When I finally figure out which door belongs to Dean’s bar, the metal grille is locked. The bar shut four years ago and its brass signboard was stolen by a relic hunter
Halfway down a steep alley, across from a bomb crater-like empty plot, I find El Muniria (1 Rue Magellan) which remains a charming white-washed guesthouse with blue-painted window sills, not as seedy as I was led to believe. A friendly caretaker shows me the rooms—spartan but clean and spacious. Burroughs stayed in #9, Jack Kerouac in #5, and Ginsberg in #4. The latter two were hanging out for a couple of months in 1957 while helping Burroughs make sense of his unruly manuscript, the pages of which lay scattered across the floor. It was typed on an ‘old upright Remington [that] looks like a dinosaur from another age’, as mentioned by John Hopkins in The Tangier Diaries. After Kerouac and Ginsberg split—the former was getting increasingly disturbed by Burroughs insanity and so went back to the US where On the Road started making waves later that year, hailed as the voice of a new generation, the latter drifted slowly towards India (as described in Deborah Baker’s brilliant A Blue Hand: The Beats in India). Afterwards, Burroughs met British- Canadian writer-artist Brion Gysin who shared with him the cut-up technique idea which turned Naked Lunch into a seminal literary experiment.
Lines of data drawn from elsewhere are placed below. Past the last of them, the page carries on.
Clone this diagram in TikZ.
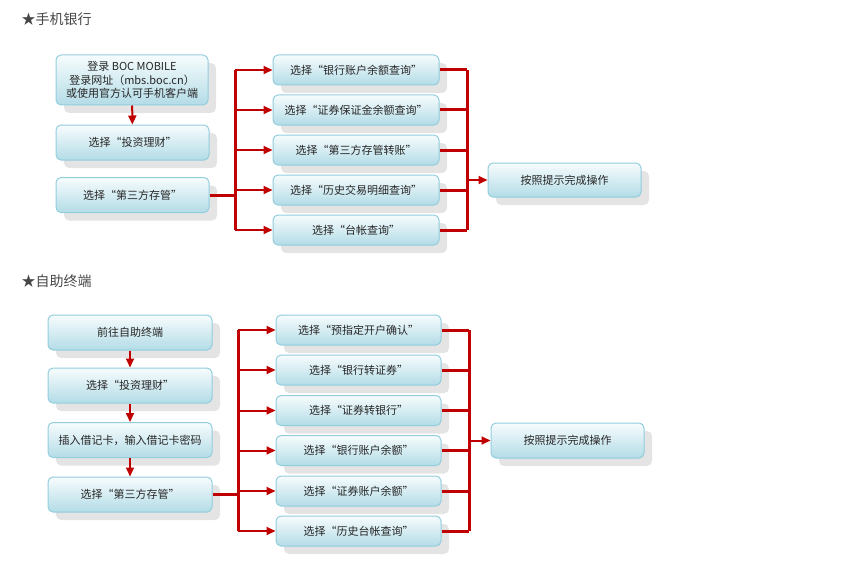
\documentclass[tikz,border=0pt]{standalone}
\usepackage{fontspec}
\setmainfont{Noto Sans CJK SC}
\usetikzlibrary{arrows.meta,shadows}
\definecolor{boxline}{HTML}{92CDDD}
\definecolor{boxtop}{HTML}{F7FCFD}
\definecolor{boxbot}{HTML}{B3DCE7}
\definecolor{linkred}{HTML}{C00000}
\definecolor{shade}{HTML}{E4E4E4}
\definecolor{ink}{HTML}{262626}
\tikzset{
  stepbox/.style={draw=boxline, line width=1pt, rounded corners=5pt,
    top color=boxtop, bottom color=boxbot, text=ink, align=center,
    font=\fontsize{11}{13.5}\selectfont, inner sep=0pt,
    general shadow={fill=shade, shadow xshift=8pt, shadow yshift=-8pt}},
  trunk/.style={linkred, line width=3pt},
  branch/.style={linkred, line width=2pt, -{Triangle[length=9pt,width=8pt]}},
  heading/.style={anchor=west, text=ink!85, font=\fontsize{14}{16}\selectfont},
}

\begin{document}
\begin{tikzpicture}[x=1pt,y=-1pt]
  \useasboundingbox (0,0) rectangle (853,567);
  % mobile banking
  \node[heading] (t1) at (18,19) {★手机银行};
  \node[stepbox, minimum width=152pt, minimum height=50pt] (a1) at (132,80)
    {登录 BOC MOBILE\\登录网址（mbs.boc.cn）\\或使用官方认可手机客户端};
  \node[stepbox, minimum width=153pt, minimum height=35pt] (a2) at (132.5,142.5) {选择“投资理财”};
  \node[stepbox, minimum width=153pt, minimum height=35pt] (a3) at (132.5,195) {选择“第三方存管”};
  \node[stepbox, minimum width=166pt, minimum height=30pt] (r1) at (356,70) {选择“银行账户余额查询”};
  \node[stepbox, minimum width=166pt, minimum height=30pt] (r2) at (356,110) {选择“证券保证金余额查询”};
  \node[stepbox, minimum width=166pt, minimum height=30pt] (r3) at (356,150) {选择“第三方存管转账”};
  \node[stepbox, minimum width=166pt, minimum height=30pt] (r4) at (356,190) {选择“历史交易明细查询”};
  \node[stepbox, minimum width=166pt, minimum height=30pt] (r5) at (356,230) {选择“台帐查询”};
  \node[stepbox, minimum width=153pt, minimum height=34pt] (fa) at (564.5,180) {按照提示完成操作};
  \coordinate (ja) at (235,195);
  \coordinate (ka) at (467,180);
  \draw[branch] (a1) -- (a2);
  \draw[trunk] (a3.east) -- (ja);
  \draw[trunk] (r1.west -| ja) -- (r5.west -| ja);
  \foreach \i in {1,...,5}
    \draw[branch] (r\i.west -| ja) -- (r\i.west);
  \draw[trunk] (r1.east -| ka) -- (r5.east -| ka);
  \foreach \i in {1,...,5}
    \draw[trunk] (r\i.east) -- (r\i.east -| ka);
  \draw[branch] (ka) -- (fa.west);

  % self-service terminal
  \node[heading] (t2) at (18,281) {★自助终端};
  \node[stepbox, minimum width=164pt, minimum height=35pt] (b1) at (130,332.5) {前往自助终端};
  \node[stepbox, minimum width=164pt, minimum height=35pt] (b2) at (130,385.5) {选择“投资理财”};
  \node[stepbox, minimum width=164pt, minimum height=35pt] (b3) at (130,440) {插入借记卡，输入借记卡密码};
  \node[stepbox, minimum width=164pt, minimum height=35pt] (b4) at (130,494.5) {选择“第三方存管”};
  \node[stepbox, minimum width=165pt, minimum height=30pt] (s1) at (358.5,330) {选择“预指定开户确认”};
  \node[stepbox, minimum width=165pt, minimum height=30pt] (s2) at (358.5,370) {选择“银行转证券”};
  \node[stepbox, minimum width=165pt, minimum height=30pt] (s3) at (358.5,410.5) {选择“证券转银行”};
  \node[stepbox, minimum width=165pt, minimum height=30pt] (s4) at (358.5,450.5) {选择“银行账户余额”};
  \node[stepbox, minimum width=165pt, minimum height=30pt] (s5) at (358.5,491) {选择“证券账户余额”};
  \node[stepbox, minimum width=165pt, minimum height=30pt] (s6) at (358.5,531) {选择“历史台帐查询”};
  \node[stepbox, minimum width=153pt, minimum height=35pt] (fb) at (567.5,440.5) {按照提示完成操作};
  \coordinate (jb) at (238,494.5);
  \coordinate (kb) at (469,440.5);
  \draw[branch] (b1) -- (b2);
  \draw[branch] (b2) -- (b3);
  \draw[branch] (b3) -- (b4);
  \draw[trunk] (b4.east) -- (jb);
  \draw[trunk] (s1.west -| jb) -- (s6.west -| jb);
  \foreach \i in {1,...,6}
    \draw[branch] (s\i.west -| jb) -- (s\i.west);
  \draw[trunk] (s1.east -| kb) -- (s6.east -| kb);
  \foreach \i in {1,...,6}
    \draw[trunk] (s\i.east) -- (s\i.east -| kb);
  \draw[branch] (kb) -- (fb.west);
\end{tikzpicture}
\end{document}
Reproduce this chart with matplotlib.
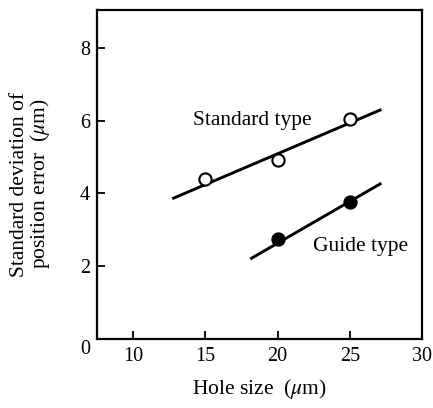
import matplotlib
matplotlib.use("Agg")
import matplotlib.pyplot as plt
from matplotlib.transforms import ScaledTranslation

plt.rcParams["font.family"] = ["Liberation Serif", "DejaVu Serif"]
plt.rcParams["mathtext.fontset"] = "stix"

# Measured points
std_hole = [15, 20, 25]
std_sigma = [4.39, 4.92, 6.04]
guide_hole = [20, 25]
guide_sigma = [2.74, 3.77]

# Trend lines (end points)
std_fit_x = [12.8, 27.1]
std_fit_y = [3.87, 6.29]
guide_fit_x = [18.2, 27.1]
guide_fit_y = [2.22, 4.26]

x_ticks = [10, 15, 20, 25, 30]
y_ticks = [0, 2, 4, 6, 8]

FS = 15.5

fig = plt.figure(figsize=(4.33, 4.08), dpi=100)
ax = fig.add_axes([0.224, 0.169, 0.7506, 0.8076])

ax.plot(std_fit_x, std_fit_y, color="black", lw=2.1, zorder=2)
ax.plot(guide_fit_x, guide_fit_y, color="black", lw=2.1, zorder=2)
ax.plot(std_hole, std_sigma, "o", ms=8.8, mfc="white", mec="black", mew=1.5, zorder=3)
ax.plot(guide_hole, guide_sigma, "o", ms=8.8, mfc="black", mec="black", mew=1.5, zorder=3)

ax.text(18.27, 5.88, "Standard type", fontsize=FS, ha="center", va="baseline")
ax.text(22.45, 2.42, "Guide type", fontsize=FS, ha="left", va="baseline")

ax.set_xlim(7.5, 30)
ax.set_ylim(0, 9.05)
ax.set_xticks(x_ticks)
ax.set_yticks(y_ticks)
ax.tick_params(direction="in", length=6, width=1.3, labelsize=14.5,
               top=False, right=False)
ax.tick_params(axis="y", pad=5)
ax.tick_params(axis="x", pad=6)

# the zero label sits a little below the corner
zero_lbl = ax.get_yticklabels()[0]
zero_lbl.set_transform(zero_lbl.get_transform()
                       + ScaledTranslation(0, -0.08, fig.dpi_scale_trans))

for s in ax.spines.values():
    s.set_linewidth(1.6)

ax.set_xlabel(r"Hole size  ($\mu$m)", fontsize=FS, labelpad=8)
ax.set_ylabel("Standard deviation of\n" + r"position error  ($\mu$m)",
              fontsize=FS, linespacing=0.95)
ax.yaxis.set_label_coords(-0.139, 0.47)

fig.savefig("out.png", dpi=100)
The rate is only 250 dirhams and I am tempted to check into Kerouac’s room, where he must have made notes for his books Desolation Angels and Lonesome Traveler. But instead I climb down to the dark basement of the hotel that houses one of the last literary bars—the trendy Tangerinn which used to be a watering hole of Kerouac’s, who complained in letters home that the ‘gal situation here is worse than the boy situation, nothing but male whores all over, & their supplementary queens’. He spoke dismissively of ‘the cool girls with long thin legs in slacks, the men with goatees, all an enormous drag after all’ — and I’m surprised to see that tonight’s clientele more or less matches what he saw. The youthful crowd totally ignores my presence and I begin to feel how Burroughs may have: he was known in town as ‘the invisible man’. Now of course the late-night bar’s walls are adorned with photographs scribbled on by Burroughs himself, alongside cool quotes from him such as ‘your mind will answer most questions if you learn to relax and wait for the answer.’ I leave after two beers, as the techno is too loud for literary musings.
Inevitably the era of mad crazy creativity, and that city of sin where tens of thousands of foreigners lived in what the British tabloids called ‘Sodom-on- Sea’, vanished because soon after the country’s independence from France in 1956, Tangier merged into free Morocco. This was followed by a 1960s gay sex scandal—a Moroccan artist tried to rape the son of a former Nazi hiding out in town—and the king decided that the city must sober up.
So in the end, I spend my days in the Petit Socco, drinking that wondrously potent Moroccan coffee and fantasising about all the strange conversations that must have taken place here. It’s a place made for imagining the past and I just love it.